Since I turned pro as a writer, I took writing as a business and not a hobby. I rose daily to write. Since 2011 till date, never a day has gone by without my posting daily on Facebook. Writing daily has become a norm to me as the food I eat on a daily basis.
You’ve got to sharpen your talent by working on it daily. The Internet is littered with amazing documentaries of the lives of people like David Beckham, Donald Trump, Cristiano Ronaldo, Tiger Woods, Oprah Winfrey, and Chimamanda Adichie. These are folks who rose daily to commit to the development of their talents into profitable skills that are revered all over the world.
You can’t bypass the process. It takes time to hone your talent. You must submit to that or suffer the tyranny of undeveloped talent when you come before the dining table of kings (if you’ll ever do so).
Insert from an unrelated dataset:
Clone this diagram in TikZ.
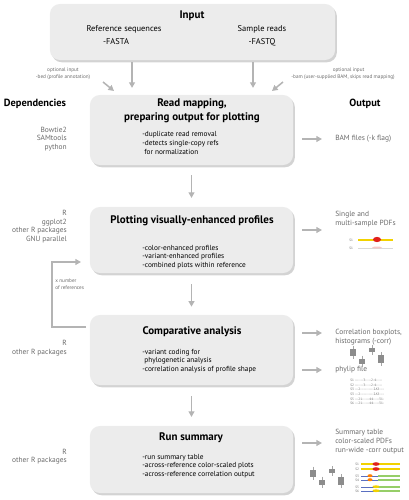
\documentclass[tikz,border=0pt]{standalone}
\usepackage{fontspec}
\setmainfont{PT Sans}
\newfontfamily\phyfont{PT Sans}
\usetikzlibrary{shadows}
\usetikzlibrary{arrows.meta}

\definecolor{boxgray}{HTML}{ECECEC}
\definecolor{arrgray}{HTML}{B4B4B4}
\definecolor{txtgray}{HTML}{6A6A6A}
\definecolor{plotyel}{HTML}{F2D200}
\definecolor{plotred}{HTML}{E0201B}
\definecolor{plotblue}{HTML}{5A6FC0}
\definecolor{plotgrn}{HTML}{7CC242}

\tikzset{
  stagebox/.style={fill=boxgray, rounded corners=7pt, minimum width=5.075cm,
    drop shadow={shadow xshift=1.3pt, shadow yshift=-1.6pt, opacity=0.35}},
  flow/.style={draw=arrgray, line width=1.1pt, -{Triangle[length=4pt,width=4.2pt]}},
  titletxt/.style={font=\bfseries\fontsize{7.8}{10}\selectfont, inner sep=0pt, align=center},
  headtxt/.style={font=\bfseries\fontsize{7.4}{9}\selectfont, inner sep=0pt},
  intxt/.style={font=\fontsize{6}{7}\selectfont, inner sep=0pt},
  bodytxt/.style={font=\fontsize{5.2}{6.2}\selectfont, inner sep=0pt, anchor=west, align=left},
  deptxt/.style={font=\fontsize{5.3}{6}\selectfont, text=txtgray, inner sep=0pt, anchor=east, align=right},
  outtxt/.style={font=\fontsize{5.3}{6.4}\selectfont, text=txtgray, inner sep=0pt, anchor=west, align=left},
  opttxt/.style={font=\fontsize{3.7}{4.8}\selectfont, text=txtgray, inner sep=0pt, align=center},
  tinytxt/.style={font=\fontsize{2.4}{2.4}\selectfont, text=txtgray, inner sep=0pt, anchor=west}
}

\begin{document}
\begin{tikzpicture}[x=0.025cm,y=-0.025cm]
\useasboundingbox (0,0) rectangle (408,500);

% stages
\node[stagebox, minimum width=7.125cm, minimum height=1.4cm] (in) at (192.5,32) {};
\node[stagebox, minimum height=1.75cm] (map) at (191.5,130) {};
\node[stagebox, minimum height=1.65cm] (plot) at (191.5,240) {};
\node[stagebox, minimum height=1.75cm] (cmp) at (191.5,350) {};
\node[stagebox, minimum height=1.675cm] (sum) at (191.5,459.5) {};

% input
\node[titletxt] (intitle) at (192,16) {Input};
\node[intxt] (refseq) at (124,29) {Reference sequences};
\node[intxt] (fasta) at (116,42) {-FASTA};
\node[intxt] (smp) at (262,29) {Sample reads};
\node[intxt] (fastq) at (262,42) {-FASTQ};

\node[opttxt] (bedopt) at (63,74) {optional input\\-bed (profile annotation)};
\node[opttxt] (bamopt) at (343,74) {\hspace*{8pt}optional input\\-bam (user-supplied BAM, skips read mapping)};

% titles and bodies
\node[titletxt] (maptitle) at (192,111) {Read mapping,\\preparing output for plotting};
\node[bodytxt] (mapbody) at (142,143) {-duplicate read removal\\-detects single-copy refs\\\hspace*{1.5pt}for normalization};
\node[titletxt] (plottitle) at (192,221) {Plotting visually-enhanced profiles};
\node[bodytxt, font=\fontsize{5.2}{5.8}\selectfont] (plotbody) at (142,257) {-color-enhanced profiles\\-variant-enhanced profiles\\-combined plots within reference};
\node[titletxt] (cmptitle) at (192,332) {Comparative analysis};
\node[bodytxt] (cmpbody) at (142,361) {-variant coding for\\\hspace*{1.5pt}phylogenetic analysis\\-correlation analysis of profile shape};
\node[titletxt] (sumtitle) at (191,438) {Run summary};
\node[bodytxt] (sumbody) at (142,466) {-run summary table\\-across-reference color-scaled plots\\-across-reference correlation output};

% side columns
\node[headtxt] (dephead) at (35,104) {Dependencies};
\node[headtxt] (outhead) at (365,104) {Output};
\node[deptxt] (mapdep) at (67,139) {Bowtie2\\SAMtools\\python};
\node[deptxt] (plotdep) at (67,226.5) {R\\ggplot2\\other R packages\\GNU parallel};
\node[deptxt] (cmpdep) at (67,348) {R\\other R packages};
\node[deptxt] (sumdep) at (67,456.5) {R\\other R packages};

\node[outtxt] (mapout) at (335,139) {BAM files (-k flag)};
\node[outtxt] (plotout) at (335,219) {Single and\\multi-sample PDFs};
\node[outtxt] (corrout) at (335,337) {Correlation boxplots,\\histograms (-corr)};
\node[outtxt] (phyout) at (335,370) {phylip file};
\node[outtxt] (sumout) at (335,442) {Summary table\\color-scaled PDFs\\run-wide -corr output};

% arrow ends
\coordinate (inL) at (132,0);
\coordinate (inR) at (253,0);
\coordinate (o2) at (322,139);
\coordinate (o3) at (322,230);
\coordinate (o4a) at (322,333);
\coordinate (o4b) at (322,370);
\coordinate (o5) at (322,443);
\coordinate (bedtip) at (114,91);
\coordinate (bedtail) at (103,82);
\coordinate (bamtip) at (272,91);
\coordinate (bamtail) at (283,82);
\coordinate (loopa) at (86,327);
\coordinate (loopx) at (52,0);
\coordinate (loopb) at (81,262);

% connectors
\draw[flow, shorten <=0.05cm, shorten >=0.17cm] (in.south -| inL) -- (map.north -| inL);
\draw[flow, shorten <=0.05cm, shorten >=0.17cm] (in.south -| inR) -- (map.north -| inR);
\draw[flow] (bedtail) -- (bedtip);
\draw[flow] (bamtail) -- (bamtip);
\draw[flow, shorten <=0.25cm, shorten >=0.22cm] (map) -- (plot);
\draw[flow, shorten <=0.28cm, shorten >=0.2cm] (plot) -- (cmp);
\draw[flow, shorten <=0.28cm, shorten >=0.22cm] (cmp) -- (sum);
\foreach \o/\b in {o2/map, o3/plot, o4a/cmp, o4b/cmp, o5/sum}
  \draw[flow, shorten <=0.225cm] (\b.east |- \o) -- (\o);
\draw[flow] (loopa) -- (loopa -| loopx) |- (loopb);
\node[opttxt, anchor=west, align=left] (looplab) at (55,284) {x number\\of references};

% profile thumbnails
\node[tinytxt] (s1a) at (349,240) {S1};
\draw[plotyel, line width=1.4pt] (358,240) -- (393,240);
\fill[plotred] (377,239.5) ellipse (4 and 2.6);
\node[tinytxt] (s1b) at (349,248) {S1};
\draw[black!15, line width=0.5pt] (358,248) -- (393,248);
\fill[plotred!25] (377,247.5) ellipse (5 and 1);

% boxplot thumbnails
\foreach \bx/\by/\bh in {353/352/7, 362/361/5, 372/350/4, 381/359/8}{
  \draw[black!35, line width=0.3pt] (\bx,\by-\bh/2-3) -- (\bx,\by+\bh/2+3);
  \fill[black!45] (\bx-3,\by-\bh/2) rectangle (\bx+3,\by+\bh/2);
}
\foreach \bx/\by/\bh in {313/473/7, 322/482/5, 332/471/4, 341/481/8}{
  \draw[black!35, line width=0.3pt] (\bx,\by-\bh/2-3) -- (\bx,\by+\bh/2+3);
  \fill[black!45] (\bx-3,\by-\bh/2) rectangle (\bx+3,\by+\bh/2);
}

% phylip thumbnail
\foreach \ln/\sq [count=\i] in {S1/-------3-----2-4-----, S2/-------3-----2-4-----,
    S3/---2-----------2A3----, S3/---2-----------2A3----,
    S5/---21------44-----31-, S6/---21------44-----31-}
  \node[tinytxt] (phy\i) at (350,376+4.6*\i) {\phyfont\ln\ \sq};

% summary thumbnails
\foreach \s/\yy in {S1/464, S2/469}{
  \node[tinytxt] at (355,\yy) {\s};
  \draw[plotyel, line width=1.4pt] (361,\yy) -- (400,\yy);
  \fill[plotred] (376,\yy) ellipse (3.5 and 1.8);
}
\foreach \s/\yy in {S3/476, S4/480, S5/487, S6/491}{
  \node[tinytxt] at (355,\yy) {\s};
  \draw[plotblue, line width=0.5pt] (361,\yy) -- (400,\yy);
  \fill[plotgrn!80] (378,\yy-0.7) rectangle (400,\yy+0.7);
}
\foreach \yy in {476,480}
  \fill[orange] (370,\yy-0.3) ellipse (2.5 and 1.5);
\foreach \yy in {487,491}
  \fill[plotyel] (376,\yy-0.3) ellipse (3.5 and 1.4);
\end{tikzpicture}
\end{document}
As we grow in the utilisation of our talents, it’s pertinent to note that the support systems we’ve been built around ourselves may be shifted to accommodate our expansion.
My mum was my solid support while in secondary school. When I wanted to resign, she became dramatic, imploring that I stay with the confines of security offered to me by paid employment. Confiding in her weren’t yielding optimistic results because she couldn’t grasp why I had to leave paid employment to pursue the path of supposes uncertainty.
We all need support from friends, family, colleagues and lovers. But realise that on this journey, supports may not see the big picture like we do. Don’t hesitate to shift supports. See this not as selfish, but necessary if your talent has to shine farther than the imposed limits of your current state. Humanity needs you and you can’t afford to keep a support system that’s not excited about the twinkle of stars in the horizon.
Failure is part of the journey.
While I worked as an engineer, we had series of meetings where we brought all the possibilities – successes and failures – under the scrutiny of our intellectual acuity so we could see how to execute projects with high levels of success. We didn’t close our eyes to possibilities of failure and neither we prescribe spiritual tablets, turning blind eyes to the dark paths because of the thrill of the throes of optimism.
Appreciate failures. There will be times you will goof. There will be times you will get things right. They’re all moving parts and parcel of the cycle called life. Everything should be taken as feedback, including failure. You learn the lessons and move on.
Every step of the journey should be stewed in contentment. While I don’t accept that we bathe in the pool of status satisfaction, but we must learn to take time to enjoy the hallmarks we’ve built and left. Breathe and be grateful.
Attached closely to this is to eschew the spirit of aggressive and manipulative competition. By competition, I don’t mean the type we see when we play football or sit for exams to sift folks, but the type that tries to elevate above the other. Such is a destroyer of self-esteem and endangers trust.
Sadly, this type of competition has been entrenched firmly in our culture. We see it in speeches made in churches where we are told not to ever be the tail, but always the head. We see it in schools where people we come first are celebrated. We see it in families where parents celebrate the kids who win all the laurels.
Why I don’t endorse mediocrity, know that we all have roles to play in the ecosystem. The woman who sells pepper may not win a laurel, but she has a role to play in the sweetness of the pot of soup you’ve made. Likewise all others if we critically assess the roles our talents play.
If you’d studied agricultural science in secondary, perhaps you’d have balked at the questions that wanted you to state the economic importance of beetles or cockroaches. I felt they were to be killed off, but I was proved wrong. Reflect on that.